The movement rules of this game are very simple, but the play possibilities are diverse and unique. In a two-player game, you take control of two tokens and can move one of them one space. You can then build an additional story either on the ground or on the first, second, or third stories of buildings in any space surrounding you. The ability to build on the third story from the ground may seem weird, but it is critical to this game’s strategy.
Other limitations include how your movement onto a building is limited to one story and the fact that you must move and then build before your turn is over. If you can do neither of these things, the game is over. That is the plain vanilla “Santorini” two-player, though it can be expanded to include three to four players.
The three and four variations switch things up a little.

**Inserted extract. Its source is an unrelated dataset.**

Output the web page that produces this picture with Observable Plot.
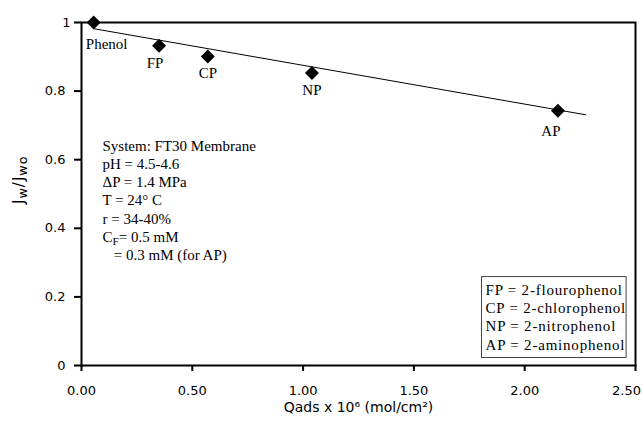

In a three-player game, everybody gets two pieces to control to achieve the game goal. However, in a four-player game, you partner up into teams, with each team getting control of two pieces. You can either take turns controlling one piece per player or work together to move either piece during your turn.
The basic setup of this game is pretty fun as-is and makes for a great family fun night. However, there are multiple god cards that you can use to make the game a bit more unpredictable. Some of these cards grant you a basic power, such as the ability to move an extra space or to build an extra piece on a building. Others are a bit high-powered and allow you to eliminate players, switch spots with units, or even gives you unique win conditions that only you can reach.
Some players may prefer the simple tactical game without the use of god powers. Others will enjoy the random element they add to the game. While the rules do state that you must use a god power in three and four player games, there’s no reason you can’t ignore them and play the basic game. And trust me: once you play your first game of this, you’re going to want to play second, third, and fourth ones. It has the same kind of simple-yet-deep gameplay that heralds so many classic games.